Friday, July 3, 2020

Hone Your Craft With Flash Fiction - Exercises Included!


We all love when inspiration strikes. Flash fiction can feel much like that. It's a story in micro, a focus on a compelling moment in a character's life. 

Reading flash can help stir ideas for your own long or short writing. When you practice writing flash fiction, there's even better payoffs in your own work.




Improve Your Focus

Flash fiction gets a lot done in a very short amount of time. Big emotions and major change must coexist in a tiny, little writing space. Flash fiction word counts can range from just a few words to the more typical 1000. 

As you practice creating flash fiction, consider how tightly focused you can be on the main aspects of your story. What can you cut and still keep clarity? 

Exercise: Write a sentence summarizing your story using ten words or less.


Tighten Your Prose

When a story must be crafted to fit the short requirements of flash fiction, you learn to say a lot with few words. This habit will carry over into your other works, making them more concise and compelling. 

Exercise: Go through a current work-in-progress and see if you can cut the entire thing by 25% or even 50%. Alternatively, try replacing three words with one. Are there whole sentences or paragraphs you could cut while retaining or enhancing the impact of the story?




Experiment With Form

Flash Fiction is a fun, low-risk way to try new structure. If you want to try a story in texting or email form, this would be a great format to experiment with it. And you have nothing to lose but a little time and maybe 1000 words. Low-risk, high-return. 

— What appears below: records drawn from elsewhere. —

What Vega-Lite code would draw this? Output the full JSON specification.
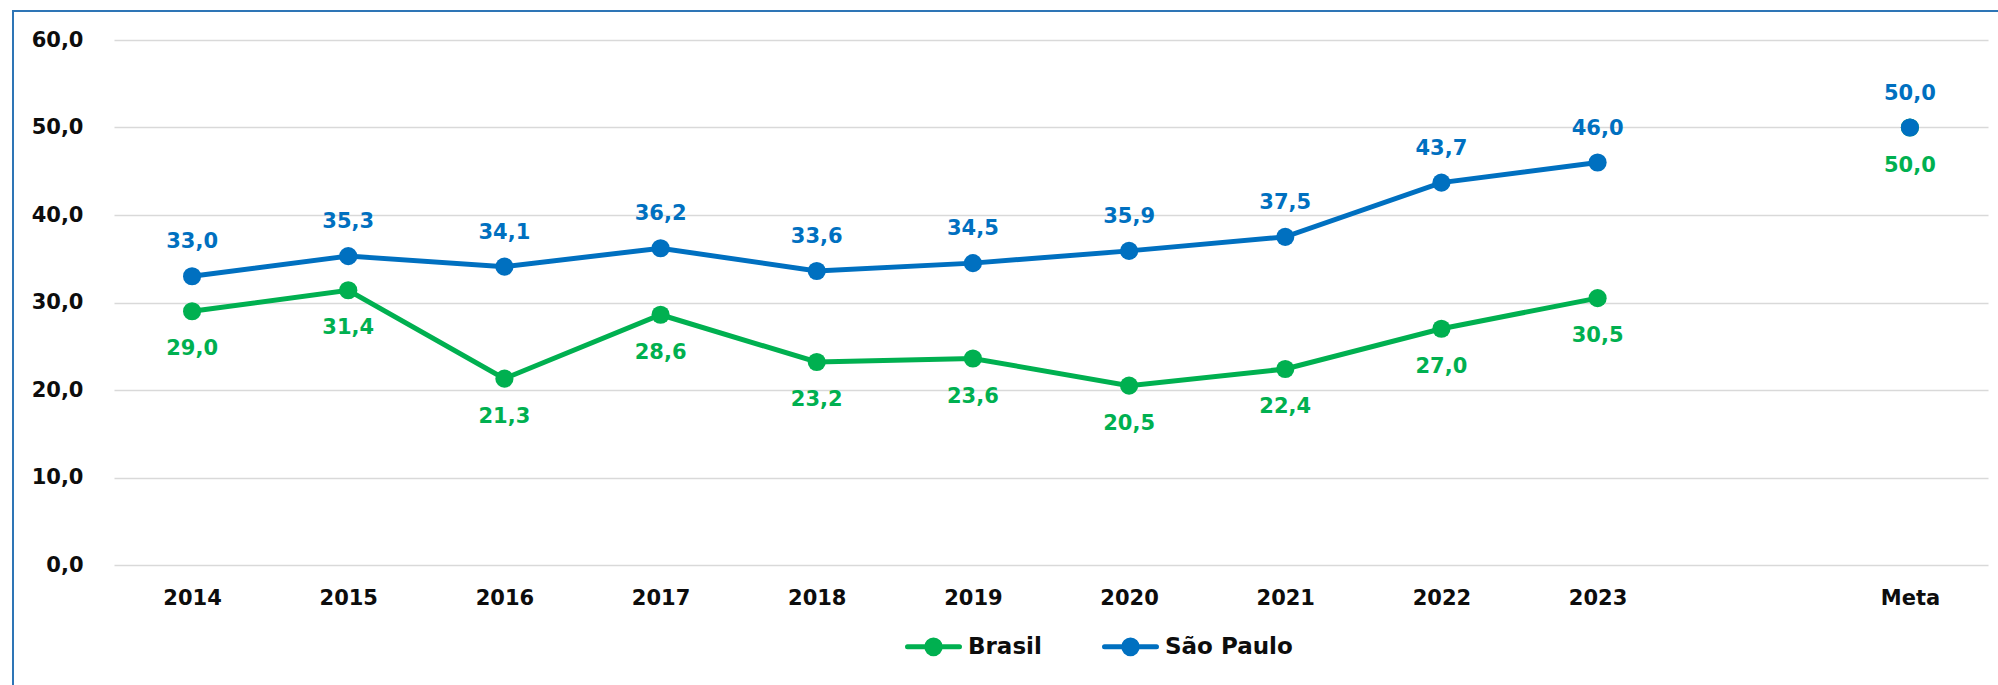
{
  "$schema": "https://vega.github.io/schema/vega-lite/v6.json",
  "width": 1985,
  "height": 674,
  "autosize": {"type": "none"},
  "padding": {"left": 13, "top": 11, "right": 0, "bottom": 0},
  "background": "white",
  "config": {
    "view": {"stroke": "#2E75B6", "strokeWidth": 2, "strokeDash": [1985, 2659, 674]},
    "font": "DejaVu Sans",
    "locale": {"number": {"decimal": ",", "thousands": ".", "grouping": [3], "currency": ["R$", ""]}}
  },
  "data": {
    "values": [
      {"ano": "2014", "serie": "Brasil", "valor": 29.0},
      {"ano": "2015", "serie": "Brasil", "valor": 31.4},
      {"ano": "2016", "serie": "Brasil", "valor": 21.3},
      {"ano": "2017", "serie": "Brasil", "valor": 28.6},
      {"ano": "2018", "serie": "Brasil", "valor": 23.2},
      {"ano": "2019", "serie": "Brasil", "valor": 23.6},
      {"ano": "2020", "serie": "Brasil", "valor": 20.5},
      {"ano": "2021", "serie": "Brasil", "valor": 22.4},
      {"ano": "2022", "serie": "Brasil", "valor": 27.0},
      {"ano": "2023", "serie": "Brasil", "valor": 30.5},
      {"ano": "Meta", "serie": "Brasil", "valor": 50.0},
      {"ano": "2014", "serie": "São Paulo", "valor": 33.0},
      {"ano": "2015", "serie": "São Paulo", "valor": 35.3},
      {"ano": "2016", "serie": "São Paulo", "valor": 34.1},
      {"ano": "2017", "serie": "São Paulo", "valor": 36.2},
      {"ano": "2018", "serie": "São Paulo", "valor": 33.6},
      {"ano": "2019", "serie": "São Paulo", "valor": 34.5},
      {"ano": "2020", "serie": "São Paulo", "valor": 35.9},
      {"ano": "2021", "serie": "São Paulo", "valor": 37.5},
      {"ano": "2022", "serie": "São Paulo", "valor": 43.7},
      {"ano": "2023", "serie": "São Paulo", "valor": 46.0},
      {"ano": "Meta", "serie": "São Paulo", "valor": 50.0}
    ]
  },
  "encoding": {
    "x": {
      "field": "ano",
      "type": "ordinal",
      "scale": {
        "type": "point",
        "padding": 0.5,
        "domain": ["2014", "2015", "2016", "2017", "2018", "2019", "2020", "2021", "2022", "2023", " ", "Meta"],
        "range": [101, 1975]
      },
      "axis": {
        "title": null,
        "orient": "bottom",
        "offset": -120,
        "domain": false,
        "ticks": false,
        "tickSize": 0,
        "grid": false,
        "labelAngle": 0,
        "labelPadding": 22,
        "labelFont": "DejaVu Sans",
        "labelFontSize": 21,
        "labelFontWeight": "bold",
        "labelColor": "#0d0d0d"
      }
    },
    "y": {
      "field": "valor",
      "type": "quantitative",
      "scale": {"domain": [0, 60], "range": [554, 29], "nice": false},
      "axis": {
        "title": null,
        "offset": -101,
        "domain": false,
        "ticks": false,
        "tickSize": 0,
        "values": [0, 10, 20, 30, 40, 50, 60],
        "format": ".1f",
        "labelPadding": 31,
        "labelFont": "DejaVu Sans",
        "labelFontSize": 21,
        "labelFontWeight": "bold",
        "labelColor": "#0d0d0d",
        "gridColor": "#d9d9d9",
        "gridWidth": 1.5
      }
    },
    "color": {
      "field": "serie",
      "type": "nominal",
      "scale": {"domain": ["Brasil", "São Paulo"], "range": ["#00B050", "#0070C0"]},
      "legend": {
        "title": null,
        "orient": "none",
        "direction": "horizontal",
        "columns": 2,
        "legendX": 892,
        "legendY": 607,
        "symbolType": "M-1,0H1M-0.26,0A0.26,0.26 0 1,1 0.26,0A0.26,0.26 0 1,1 -0.26,0",
        "symbolSize": 2704,
        "symbolStrokeWidth": 5,
        "labelOffset": 6,
        "columnPadding": 52,
        "labelFont": "DejaVu Sans",
        "labelFontSize": 23,
        "labelFontWeight": "bold",
        "labelColor": "#0d0d0d",
        "encode": {
          "symbols": {
            "update": {
              "fill": {"scale": "color", "field": "value"},
              "stroke": {"scale": "color", "field": "value"},
              "strokeCap": {"value": "round"},
              "opacity": {"value": 1}
            }
          }
        }
      }
    }
  },
  "layer": [
    {
      "transform": [{"filter": "datum.ano !== 'Meta'"}],
      "mark": {"type": "line", "strokeWidth": 5}
    },
    {
      "mark": {"type": "point", "filled": true, "size": 330, "opacity": 1, "strokeWidth": 0}
    },
    {
      "transform": [{"filter": "datum.serie === 'São Paulo'"}],
      "mark": {"type": "text", "dy": -34, "fontSize": 21, "fontWeight": "bold", "font": "DejaVu Sans", "baseline": "middle"},
      "encoding": {"text": {"field": "valor", "type": "quantitative", "format": ".1f"}}
    },
    {
      "transform": [{"filter": "datum.serie === 'Brasil'"}],
      "mark": {"type": "text", "dy": 38, "fontSize": 21, "fontWeight": "bold", "font": "DejaVu Sans", "baseline": "middle"},
      "encoding": {"text": {"field": "valor", "type": "quantitative", "format": ".1f"}}
    }
  ]
}
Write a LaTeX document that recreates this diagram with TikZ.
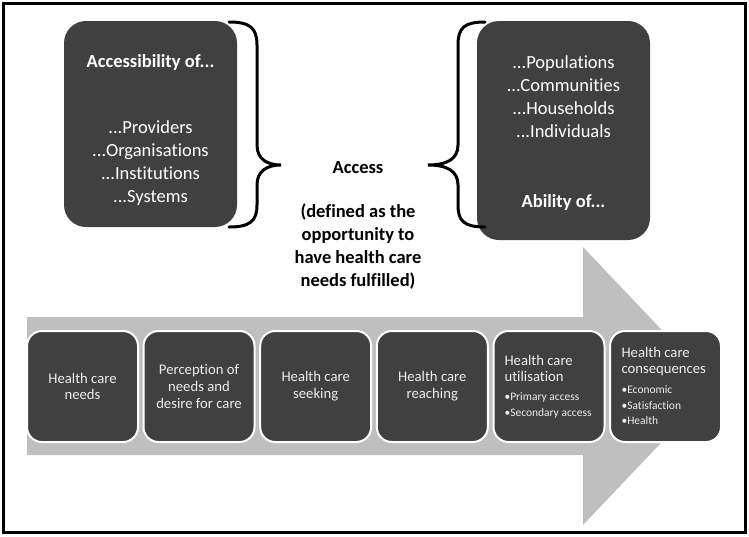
\documentclass[tikz,border=0pt]{standalone}
\usepackage{fontspec}
\setmainfont{Carlito}[Ligatures=NoCommon]
\usepackage{tikz}
\usepackage{xcolor}
\definecolor{boxdark}{HTML}{404040}
\definecolor{arrowgray}{HTML}{BFBFBF}
\definecolor{boxtext}{HTML}{EDEDED}
\tikzset{>=latex}

\begin{document}
\begin{tikzpicture}[x=1pt, y=-1pt,
    bigbox/.style={fill=boxdark, rounded corners=22pt, minimum width=173pt, inner sep=0pt},
    bigtext/.style={text=white, align=center, font=\fontsize{18.5}{23}\selectfont},
    stepbox/.style={fill=boxdark, draw=white, line width=2pt, rounded corners=15pt,
      minimum width=111pt, minimum height=111pt, inner sep=0pt},
    steptext/.style={text=boxtext, align=center, font=\fontsize{14.7}{16.8}\selectfont},
    bullettext/.style={text=boxtext, align=left, font=\fontsize{11.5}{15.5}\selectfont},
    brace/.style={line width=3pt, line cap=round}]
  \useasboundingbox (0,0) rectangle (749,536);
  \draw[line width=3pt] (3,3) rectangle (745,532);

  % big arrow behind the steps
  \fill[arrowgray] (27,317) -- (583,317) -- (583,247) -- (715,386)
        -- (583,525) -- (583,455) -- (27,455) -- cycle;

  \begin{scope}
    \node[bigbox, minimum height=206pt] (supply) at (150.5,124) {};
    \node[bigtext, font=\fontsize{18.5}{23}\selectfont\bfseries] (supplytitle) at (150.5,62) {Accessibility of...};
    \node[bigtext] (supplylist) at (150.5,163) {...Providers\\...Organisations\\...Institutions\\...Systems};
    \draw[brace] (229,22) .. controls (250,22) and (257,28) .. (257,45) -- (257,145)
          .. controls (257,159) and (267,165) .. (281,165)
          .. controls (267,165) and (257,171) .. (257,185) -- (257,205)
          .. controls (257,221) and (250,227) .. (229,227);
  \end{scope}

  \begin{scope}
    \node[bigbox, minimum height=219pt] (demand) at (563.5,130.5) {};
    \node[bigtext] (demandlist) at (563.5,96.5) {...Populations\\...Communities\\...Households\\...Individuals};
    \node[bigtext, font=\fontsize{18.5}{23}\selectfont\bfseries] (demandtitle) at (563.5,202) {Ability of...};
    \draw[brace] (485,22) .. controls (464,22) and (458,28) .. (458,45) -- (458,145)
          .. controls (458,159) and (447,165) .. (428,165)
          .. controls (447,165) and (458,171) .. (458,185) -- (458,205)
          .. controls (458,221) and (464,227) .. (485,227);
  \end{scope}

  \node[font=\fontsize{18.5}{23}\selectfont\bfseries] (access) at (358,168) {Access};
  \node[align=center, font=\fontsize{18.5}{23}\selectfont\bfseries] (accessdef) at (358,247)
    {(defined as the\\opportunity to\\have health care\\needs fulfilled)};

  \begin{scope}
    \node[stepbox] (needs) at (82.5,386.5) {};
    \node[steptext] (needstext) at (82.5,386.5) {Health care\\needs};
    \node[stepbox] (perception) at (199,386.5) {};
    \node[steptext] (perceptiontext) at (199,386.5) {Perception of\\needs and\\desire for care};
    \node[stepbox] (seeking) at (315.7,386.5) {};
    \node[steptext] (seekingtext) at (315.7,386.5) {Health care\\seeking};
    \node[stepbox] (reaching) at (432.3,386.5) {};
    \node[steptext] (reachingtext) at (432.3,386.5) {Health care\\reaching};
    \node[stepbox] (utilisation) at (549,386.5) {};
    \node[steptext, align=left, anchor=west] (utiltitle) at (501,368.5) {Health care\\utilisation};
    \node[bullettext, anchor=west] (utilbullets) at (501,405.5) {•Primary access\\•Secondary access};
    \node[stepbox] (consequences) at (665.5,386.5) {};
    \node[steptext, align=left, anchor=west] (consqtitle) at (618,361.5) {Health care\\consequences};
    \node[bullettext, anchor=west] (consqbullets) at (618,405.5) {•Economic\\•Satisfaction\\•Health};
  \end{scope}
\end{tikzpicture}
\end{document}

Exercise: Experiment with something new in a piece of flash fiction. Maybe write the entire thing in iambic pentameter. Or starting every sentence with the next letter in the alphabet. The options are endless. You're creative; I'm sure you'll come up with something new to try!


Amp the Tension

Conflict and change are essential in any story, even flash fiction. Sometimes we might trick ourselves into thinking that because flash focuses on a moment in time that it is static, but that is a mistake. Static is boring. Nothing is happening. 

Try starting your flash fiction pieces close to a character's life-changing event or realization. It can be dramatic - the loss of a loved one, or subtle - the realization that their best friend is capable of lying to them. Whatever it is should change the main character's world and/or worldview. 

Conflict and change are things we grapple with regularly. They are essential to every story. As you learn to incorporate them in the small world of flash fiction, you will find it easier to build the needed conflict and change in your other works.

Exercise: Determine what life-changing moment will rock your character's world. Start the story right before or just after that moment. What's next? What suspense can you build that will keep the reader hooked all the way to the end?